Avant d’agir, Challe reforme d’abord ses réserves générales par la réarticulation des 10e, 25e DP et la 11e DI et par l’incorporation de nombreux éléments harkis.
Il renforce les défenses du 1er barrage, lance la construction d’une deuxième ligne, qui portera son nom.
La ligne «Morice», construite à partir de juin 1957, va de la mer Méditerranée jusqu’au sud de Négrine. Elle déroule ses fortifications parallèlement à la route Annaba-Tébessa (à l’est de cette route). Elle forme à la hauteur de Tébessa une sorte de «verrue» pour prendre, dans une sorte de nasse, les monts des Nementcha. A partir de 1959, elle sera donc renforcée par cette deuxième ligne dont le généralisme attend tout. Cette ligne commence immédiatement à l’ouest de la ville de La Calle. Elle se rapproche davantage de la frontière avec la Tunisie. Elle rejoint la ligne Morice à la hauteur de Souk-Ahras, se confond avec cette dernière, s’en éloigne juste en face de l’agglomération de Taoura (Gambetta), descend jusqu’à Tébessa et «soude» ses barbelés et ses glacis dans ceux de «la verrue» Nementcha.

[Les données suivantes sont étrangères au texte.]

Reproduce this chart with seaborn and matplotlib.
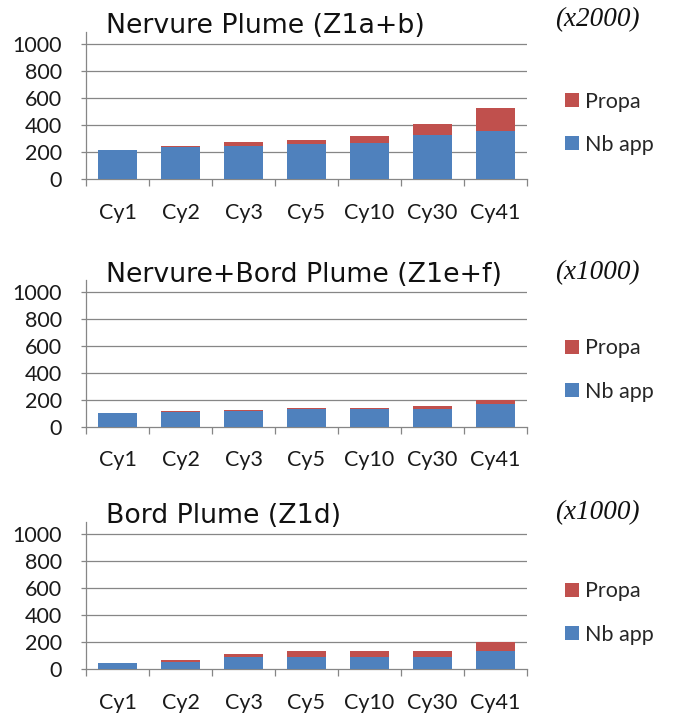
import matplotlib
matplotlib.use("Agg")
import matplotlib.pyplot as plt
import seaborn as sns
import pandas as pd
import numpy as np
from matplotlib.patches import Patch

sns.set_theme(style="white")
plt.rcParams['font.family'] = ['Lato', 'DejaVu Sans']

categories = ["Cy1", "Cy2", "Cy3", "Cy5", "Cy10", "Cy30", "Cy41"]

titles = ["Nervure Plume (Z1a+b)", "Nervure+Bord Plume (Z1e+f)", "Bord Plume (Z1d)"]
multipliers = ["(x2000)", "(x1000)", "(x1000)"]

nb_app_1 = [220, 240, 248, 265, 272, 326, 356]
propa_1 = [0, 10, 27, 25, 52, 86, 175]

nb_app_2 = [100, 110, 116, 128, 128, 132, 170]
propa_2 = [0, 8, 8, 9, 9, 22, 30]

nb_app_3 = [47, 55, 90, 90, 90, 90, 133]
propa_3 = [0, 17, 25, 45, 45, 45, 67]

yticks = [0, 200, 400, 600, 800, 1000]

BLUE = "#4F81BD"
RED = "#C0504D"
GRAY = "#868686"

W, H = 674, 717
fig = plt.figure(figsize=(W / 100, H / 100), dpi=100)

panels = [(nb_app_1, propa_1), (nb_app_2, propa_2), (nb_app_3, propa_3)]
zero_px = [179.3, 426.7, 669.3]
title_base_px = [33.3, 282.0, 523.0]
mult_center_px = [20.0, 272.5, 513.0]
legend_center_px = [123.3, 370.0, 613.0]

ax_left, ax_w = 86 / W, 441 / W
ax_h_px = 147

for i, (nb, pr) in enumerate(panels):
    bottom = 1 - zero_px[i] / H
    ax = fig.add_axes([ax_left, bottom, ax_w, ax_h_px / H])
    df = pd.DataFrame({"cat": categories, "nb": nb, "propa": pr})
    df["total"] = df["nb"] + df["propa"]
    sns.barplot(data=df, x="cat", y="total", color=RED, saturation=1, width=0.61,
                linewidth=0, ax=ax, zorder=3)
    sns.barplot(data=df, x="cat", y="nb", color=BLUE, saturation=1, width=0.61,
                linewidth=0, ax=ax, zorder=3)
    ax.set_xlim(-0.5, len(categories) - 0.5)
    ax.set_ylim(0, 1090)
    ax.set_yticks(yticks)
    ax.set_yticklabels([str(v) for v in yticks])
    ax.set_xlabel("")
    ax.set_ylabel("")
    ax.grid(False)
    for v in yticks[1:]:
        ax.axhline(v, color=GRAY, lw=0.9, zorder=1)
    for s in ["top", "right"]:
        ax.spines[s].set_visible(False)
    for s in ["left", "bottom"]:
        ax.spines[s].set_color(GRAY)
        ax.spines[s].set_linewidth(0.9)
    ax.set_xticks(np.arange(-0.5, len(categories), 1.0), minor=True)
    ax.tick_params(axis="x", which="major", length=0, pad=17, labelsize=15.5, labelcolor="#1a1a1a")
    ax.tick_params(axis="x", which="minor", length=5, width=0.9, color=GRAY, direction="out", bottom=True)
    ax.tick_params(axis="y", which="major", length=3.5, width=0.9, color=GRAY, direction="out",
                   left=True, pad=14, labelsize=15.5, labelcolor="#1a1a1a")

    fig.text(106 / W, 1 - title_base_px[i] / H, titles[i], fontsize=19.3, ha="left",
             va="baseline", color="#111111", family=["DejaVu Sans"])
    fig.text(640 / W, 1 - mult_center_px[i] / H, multipliers[i], fontsize=19.5, ha="right",
             va="center", family=["Liberation Serif", "DejaVu Serif"], style="italic", color="#111111")

    handles = [Patch(facecolor=RED, edgecolor="none", label="Propa"),
               Patch(facecolor=BLUE, edgecolor="none", label="Nb app")]
    fig.legend(handles=handles, loc="center left",
               bbox_to_anchor=(565 / W, 1 - legend_center_px[i] / H), bbox_transform=fig.transFigure,
               frameon=False, fontsize=15.5, borderpad=0, borderaxespad=0,
               handlelength=0.65, handleheight=0.65, handletextpad=0.3, labelspacing=1.07)

fig.savefig("out.png", dpi=100)
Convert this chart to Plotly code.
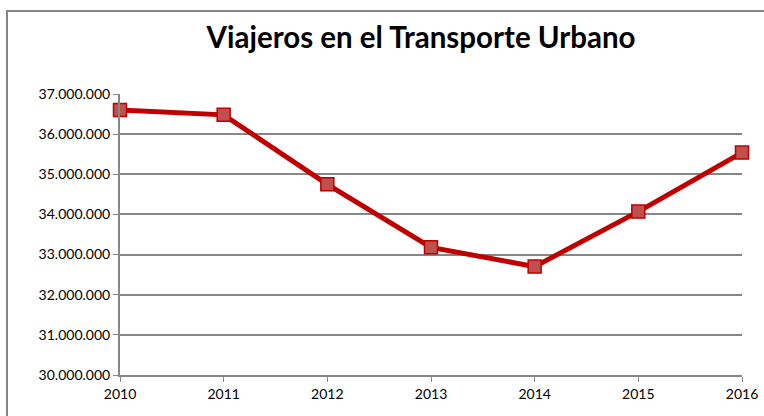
import plotly.graph_objects as go

years = [2010, 2011, 2012, 2013, 2014, 2015, 2016]
viajeros = [36600000, 36480000, 34750000, 33180000, 32700000, 34070000, 35540000]
y_ticks = [30000000, 31000000, 32000000, 33000000, 34000000, 35000000, 36000000, 37000000]

fig = go.Figure()
fig.add_trace(go.Scatter(
    x=years, y=viajeros, mode="lines+markers",
    line=dict(color="#C00000", width=5),
    marker=dict(symbol="square", size=13, color="#C0504D",
                line=dict(color="#C00000", width=1.5)),
    cliponaxis=False, showlegend=False,
))

font_family = "Lato, 'Open Sans', sans-serif"
fig.update_layout(
    width=764, height=416,
    margin=dict(l=120, r=22, t=94, b=41, autoexpand=False),
    paper_bgcolor="white", plot_bgcolor="white",
    separators=",.",
    title=dict(text="<b>Viajeros en el Transporte Urbano</b>",
               x=421 / 764, xanchor="center", y=1 - 38 / 416, yanchor="middle",
               font=dict(family=font_family, size=29.5, color="black")),
    xaxis=dict(range=[2010, 2016], tickvals=years, ticktext=[str(y) for y in years],
               showgrid=False, showline=True, linecolor="#868686", linewidth=2,
               ticks="outside", ticklen=5, tickcolor="#868686", automargin=False,
               tickfont=dict(family=font_family, size=14, color="black"), zeroline=False),
    yaxis=dict(range=[30000000, 37000000], tickvals=y_ticks, tickformat=",d",
               showgrid=True, gridcolor="#868686", gridwidth=1.5,
               showline=True, linecolor="#868686", linewidth=2,
               ticks="outside", ticklen=5, tickcolor="#868686", automargin=False,
               tickfont=dict(family=font_family, size=14, color="black"), zeroline=False),
    shapes=[dict(type="rect", xref="paper", yref="paper",
                 x0=(7 - 120) / 622, x1=(770 - 120) / 622,
                 y0=(375 - 420) / 281, y1=(375 - 11) / 281,
                 line=dict(color="#868686", width=2), fillcolor="rgba(0,0,0,0)",
                 layer="below")],
)

fig.write_html("out.html", config={"displayModeBar": False},
               post_script="document.body.style.margin='0';document.body.style.overflow='hidden';")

Les deux ouvrages, quand ils s’éloignent l’un de l’autre, créent deux interlignes. Le premier, y compris les territoires compris entre les barrages et la frontière, est le terrain d’action de la Zone I de la Base de l’Est, que j’évoque dans cet ouvrage ; le second interligne et les espaces compris entre ce dernier et la frontière tunisienne sont la zone d’action du IIIe bataillon de la Base de l’Est et des Zones V et VI de la wilaya I. Le dispositif français très puissant, qui traverse le cœur même de la base de l’Est, n’a pas empêché les hommes de cette dernière de mener leurs opérations de guerre.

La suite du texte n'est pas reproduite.